Besides its pros and cons, what AI surely does is save time. “It allows our creativity to shift to where perhaps we are not focusing today. As it does things for us, then we will shift our attention to things that we are not doing. So, that way, creativity can expand.” Mora y Araujo added during the conversation.
What Are the Human Skills That We Need to Enhance?
While Dolmont mentions critical thinking and research skills as essential nowadays, Mora y Araujo thinks of discernment as something that resonates with the current situation. To him, it all starts with the amount of information we have on the tip of our fingers: “The shift is not about what we know, but how we know if that information is good quality information. How do we know if all of this is valuable?”

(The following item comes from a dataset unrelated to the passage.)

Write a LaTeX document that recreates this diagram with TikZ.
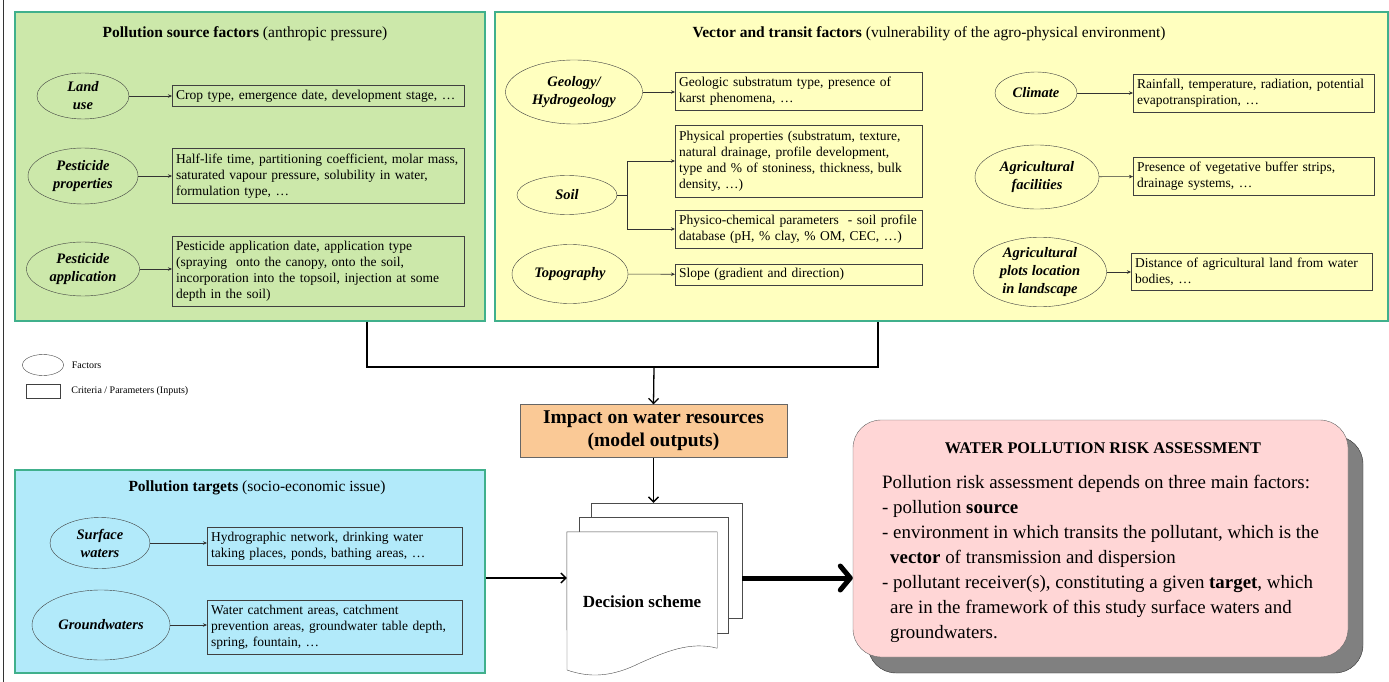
\documentclass[tikz,border=0pt]{standalone}
\usepackage{fontspec}
\setmainfont{Liberation Serif}
\usepackage{xcolor}
\usetikzlibrary{shapes.geometric, arrows.meta, positioning, shadows}

\definecolor{srcgreen}{RGB}{204,232,170}
\definecolor{vecyellow}{RGB}{255,255,191}
\definecolor{tgtblue}{RGB}{178,234,250}
\definecolor{impactorange}{RGB}{250,201,150}
\definecolor{riskpink}{RGB}{255,214,214}
\definecolor{panelborder}{RGB}{64,176,140}

\begin{document}
\begin{tikzpicture}[
    x=1pt, y=-1pt,
    panel/.style={rectangle, draw=panelborder, line width=1.3pt},
    paneltitle/.style={font=\fontsize{15.5}{18}\selectfont},
    factor/.style={ellipse, draw=black!75, inner sep=0pt, align=center, font=\fontsize{14.5}{18}\selectfont\bfseries\itshape},
    crit/.style={rectangle, draw=black!75, anchor=west, align=left, inner xsep=4pt, inner ysep=2pt, font=\fontsize{13.5}{16}\selectfont},
    legendtext/.style={inner sep=0pt, font=\fontsize{10}{12}\selectfont},
    page/.style={rectangle, draw=black!70, fill=white},
    arrow/.style={-{Stealth[length=4pt,width=3.5pt]}, draw=black!80, line width=0.6pt},
    link/.style={draw=black, line width=1.2pt},
    midarrow/.style={-{Straight Barb[length=5pt,width=10pt]}, line width=1.3pt},
    bigarrow/.style={-{Straight Barb[length=10pt,width=24pt,round]}, line width=5pt}
]
    \useasboundingbox (0,0) rectangle (1389,682);
    \draw[black!80, line width=0.8pt] (3,0) -- (3,682);

    % pollution source
    \node[panel, fill=srcgreen, minimum width=470pt, minimum height=309pt] (srcpanel) at (250,166.5) {};
    \node[paneltitle] (srctitle) at (245,34) {\textbf{Pollution source factors} (anthropic pressure)};
    \node[factor, minimum width=92pt, minimum height=46pt] (landuse) at (83,96) {Land\\use};
    \node[factor, minimum width=110pt, minimum height=56pt] (pestprop) at (83,176) {Pesticide\\properties};
    \node[factor, minimum width=113pt, minimum height=54pt] (pestapp) at (83,269) {Pesticide\\application};
    \node[crit, text width=284pt, minimum height=21pt] (cropbox) at (172,96) {Crop type, emergence date, development stage, …};
    \node[crit, text width=284pt, minimum height=55pt] (halfbox) at (172,176) {Half-life time, partitioning coefficient, molar mass,\\saturated vapour pressure, solubility in water,\\formulation type, …};
    \node[crit, text width=284pt, minimum height=70pt] (appbox) at (172,271) {Pesticide application date, application type\\(spraying~ onto the canopy, onto the soil,\\incorporation into the topsoil, injection at some\\depth in the soil)};

    % vector and transit
    \node[panel, fill=vecyellow, minimum width=893pt, minimum height=309pt] (vecpanel) at (941.5,166.5) {};
    \node[paneltitle] (vectitle) at (929,34) {\textbf{Vector and transit factors} (vulnerability of the agro-physical environment)};
    \node[factor, minimum width=137pt, minimum height=64pt] (geology) at (574,92) {Geology/\\Hydrogeology};
    \node[factor, minimum width=100pt, minimum height=39pt] (soil) at (567,195) {Soil};
    \node[factor, minimum width=116pt, minimum height=59pt] (topo) at (570,274) {Topography};
    \node[crit, text width=239pt, minimum height=38pt] (geobox) at (675,91) {Geologic substratum type, presence of\\karst phenomena, …};
    \node[crit, text width=239pt, minimum height=72pt] (physbox) at (675,161) {Physical properties (substratum, texture,\\natural drainage, profile development,\\type and \% of stoniness, thickness, bulk\\density, …)};
    \node[crit, text width=239pt, minimum height=38pt] (chembox) at (675,229) {Physico-chemical parameters~ - soil profile\\database (pH, \% clay, \% OM, CEC, …)};
    \node[crit, text width=239pt, minimum height=21pt] (slopebox) at (675,274.5) {Slope (gradient and direction)};
    \node[factor, minimum width=82pt, minimum height=42pt] (climate) at (1036,93) {Climate};
    \node[factor, minimum width=124pt, minimum height=64pt] (facil) at (1037,177) {Agricultural\\facilities};
    \node[factor, minimum width=133pt, minimum height=68pt] (plots) at (1040,272) {Agricultural\\plots location\\in landscape};
    \node[crit, text width=233pt, minimum height=38pt] (rainbox) at (1133,93) {Rainfall, temperature, radiation, potential\\evapotranspiration, …};
    \node[crit, text width=233pt, minimum height=38pt] (bufferbox) at (1133,176) {Presence of vegetative buffer strips,\\drainage systems, …};
    \node[crit, text width=233pt, minimum height=37pt] (distbox) at (1131,272) {Distance of agricultural land from water\\bodies, …};

    % legend
    \node[ellipse, draw=black!75, minimum width=41pt, minimum height=21pt, inner sep=0pt] (legfactor) at (43,365) {};
    \node[legendtext, right=8pt of legfactor] (legfactortext) {Factors};
    \node[rectangle, draw=black!75, minimum width=34pt, minimum height=14pt, inner sep=0pt] (legcrit) at (43,391) {};
    \node[legendtext, right=11pt of legcrit] (legcrittext) {Criteria / Parameters (Inputs)};

    % pollution targets
    \node[panel, fill=tgtblue, minimum width=470pt, minimum height=203pt] (tgtpanel) at (250,571.5) {};
    \node[paneltitle] (tgttitle) at (257,488) {\textbf{Pollution targets} (socio-economic issue)};
    \node[factor, minimum width=100pt, minimum height=51pt] (surface) at (100,543) {Surface\\waters};
    \node[factor, minimum width=138pt, minimum height=70pt] (ground) at (101,625) {Groundwaters};
    \node[crit, text width=247pt, minimum height=38pt] (hydrobox) at (207,546) {Hydrographic network, drinking water\\taking places, ponds, bathing areas, …};
    \node[crit, text width=247pt, minimum height=54pt] (catchbox) at (207,627) {Water catchment areas, catchment\\prevention areas, groundwater table depth,\\spring, fountain, …};

    % outputs and decision
    \node[rectangle, draw=black!60, fill=impactorange, minimum width=267pt, minimum height=53pt, align=center, font=\fontsize{19.5}{23}\selectfont\bfseries] (impact) at (653.5,431) {Impact on water resources\\(model outputs)};
    \coordinate (join) at (654,367);
    \node[page, minimum width=151pt, minimum height=115pt] (back) at (666.5,560.5) {};
    \node[page, minimum width=149pt, minimum height=116pt] (mid) at (653.5,575) {};
    \node[minimum width=150pt, minimum height=116pt, inner sep=0pt] (front) at (642,590) {};
    \filldraw[fill=white, draw=black!70] (front.north west) -- (front.north east) -- (front.south east)
        .. controls (690,641) and (665,652) .. (640,663) .. controls (612,677) and (590,678) .. (567,670) -- cycle;
    \node[font=\fontsize{17}{20}\selectfont\bfseries] (scheme) at (642,602) {Decision scheme};

    % risk assessment
    \node[rectangle, rounded corners=28pt, draw=black!60, fill=riskpink, minimum width=495pt, minimum height=237pt,
        drop shadow={shadow xshift=15pt, shadow yshift=-16pt, fill=black!50, draw=black!80, opacity=1}] (risk) at (1100.5,538.5) {};
    \node[font=\fontsize{16.3}{19}\selectfont\bfseries] (risktitle) at (1103,448) {WATER POLLUTION RISK ASSESSMENT};
    \node[anchor=north west, inner sep=0pt, align=left, font=\fontsize{18.9}{25}\selectfont] (riskbody) at (882,475) {Pollution risk assessment depends on three main factors:\\- pollution \textbf{source}\\- environment in which transits the pollutant, which is the\\\hspace*{8pt}\textbf{vector} of transmission and dispersion\\- pollutant receiver(s), constituting a given \textbf{target}, which\\\hspace*{8pt}are in the framework of this study surface waters and\\\hspace*{8pt}groundwaters.};

    \coordinate (feed) at (700,578);

    \draw[arrow] (landuse) -- (cropbox);
    \draw[arrow] (pestprop) -- (halfbox);
    \draw[arrow] (pestapp) -- (pestapp -| appbox.west);
    \draw[arrow] (geology) -- (geology -| geobox.west);
    \draw[arrow] (soil.east) -- ++(10,0) |- (physbox.west);
    \draw[arrow] (soil.east) -- ++(10,0) |- (chembox.west);
    \draw[arrow] (topo) -- (slopebox);
    \draw[arrow] (climate) -- (rainbox);
    \draw[arrow] (facil) -- (bufferbox);
    \draw[arrow] (plots) -- (distbox);
    \draw[arrow] (surface) -- (surface -| hydrobox.west);
    \draw[arrow] (ground) -- (ground -| catchbox.west);
    \draw[link] ([xshift=117pt]srcpanel.south) |- (join) -| ([xshift=-63.5pt]vecpanel.south);
    \draw[midarrow] (join) -- (impact.north);
    \draw[midarrow] (impact.south) -- (impact.south |- back.north);
    \draw[midarrow] (tgtpanel.east |- feed) -- (front.west |- feed);
    \draw[bigarrow] (back.east |- feed) -- (risk.west |- feed);
\end{tikzpicture}
\end{document}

We will continue working with AI in the future. So not preparing students right now doesn't make sense.” - Emilia
What’s Imperative for Schools Now?
For Mael, adaptation is the only way for school systems to catch up with tools like Chat GPT: “AI writes in a very bland and generic way while each student has their specific mark in their writing; something that educators will have to recognize and act upon.” Whether the path is attention to personalized work or the use of AI in the classroom and infrastructure of the school, the need to talk and be informed about AI seems paramount. “Interacting with artificial intelligence makes you better at interacting with artificial intelligence. We will continue working with AI in the future. So not preparing students right now doesn't make sense.” Emilia considered during the discussion.
Martha Langille, an international educator and one of our panelists, shared two words that came up to her when talking about AI in education: transparency and purpose. “We have to be very clear on how we are expecting students, faculty, and staff to use AI. We also need to allow learners to be transparent about how they are using it. And purpose: what are we trying to use it for?”
It’s imperative to have an institution that exposes learners to the technologies that are going to change the world, as Snyder detailed during the event. For Mora y Araujo, the key always lies in the question: “What should we ask of them? If we are asking students to do something the AI can do for them, then we are just simply asking the wrong thing.”
How Will This Impact the Future of Our Work as Educators?
Ian sees no replacement for the presence of current teachers: “I think educators, in general, are not at risk. There is a certain level of human interaction that helps students be more engaged rather than learning from a computer, where you can slack off and it will be ever patient.” And while the magic of teaching eye-to-eye may still hold, there is some change that, for Emilia, is inevitable: “Is not an AI who is going to replace you, rather people who use AI.”
The Impact of AI in Creating a Digital Divide
What happens to learners who don't have access to these kinds of tools? Dolmont sees a possible “numbers game”:
I worry that a lot of highly intelligent, motivated, hardworking people that just never get to have the experience of students who go to schools that embrace AI will get sidelined because of that. A future where the people who have access to technology in school get jobs and the people who don't, don't is pretty bleak.